Common objections from CTOs
"We're not ready for AI-first QA — we barely have testing now"
Then you're actually in the best position to do this. You don't have legacy test suites to migrate, entrenched processes to change, or team resistance from people who've done it the old way for years. Start with the blueprint and build it right from day one.
"My QA team will resist this"
Frame it correctly: AI handles the work they hate (repetitive regression testing, test maintenance, screenshot comparison). They get to focus on the work that's interesting (exploratory testing, strategy, quality analysis). Every QA engineer we've worked with prefers the AI-first model once they experience it.
"How do I justify the investment to the board?"
The cost-of-bugs argument is quantifiable. Track your current production incident costs for one month. Multiply by 12. Then show the projected reduction with AI-first QA. The ROI is typically 3-5× within the first year. We help CTOs build the business case for AI-first QA — here's how.
FAQ
Can we do this incrementally or does it require a big-bang transition?
Incrementally. Start with Layer 1 (AI test generation for visual and API) while keeping your current human process intact. Gradually shift human effort from execution to strategy as AI coverage increases. The 90-day plan above is designed as an incremental rollout.
Which AI testing tools should we use?
The landscape changes rapidly. As of early 2026, we evaluate tools per engagement based on tech stack, team size, and maturity. What works for a React SaaS product differs from what works for a mobile-first fintech. Talk to us about your specific situation.
What if our product is highly regulated (fintech, healthtech)?

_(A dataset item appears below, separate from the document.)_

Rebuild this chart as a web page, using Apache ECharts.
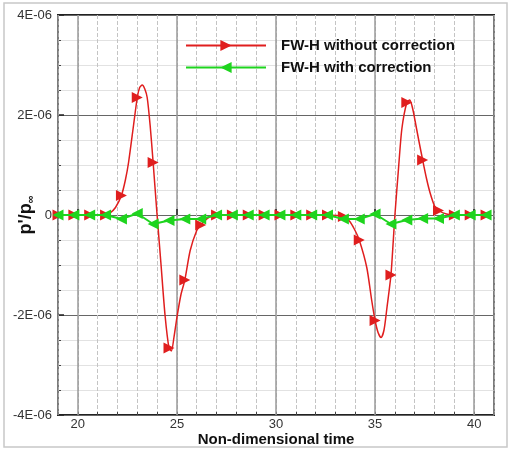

AI-first QA actually helps with compliance because AI generates more comprehensive test documentation, maintains full audit trails, and catches regression issues that manual processes miss. Human-owned security and compliance testing becomes more focused because the volume work is handled. We've deployed this in regulated environments successfully.
How do you measure whether AI-first QA is working?
Four metrics: defect escape rate (should drop 50%+), test creation time (should drop 60%+), deploy frequency (should increase 2-3×), and QA cost per release (should drop 30-50%). If these numbers aren't moving after 90 days, the architecture needs adjustment. We provide this measurement framework as part of every engagement.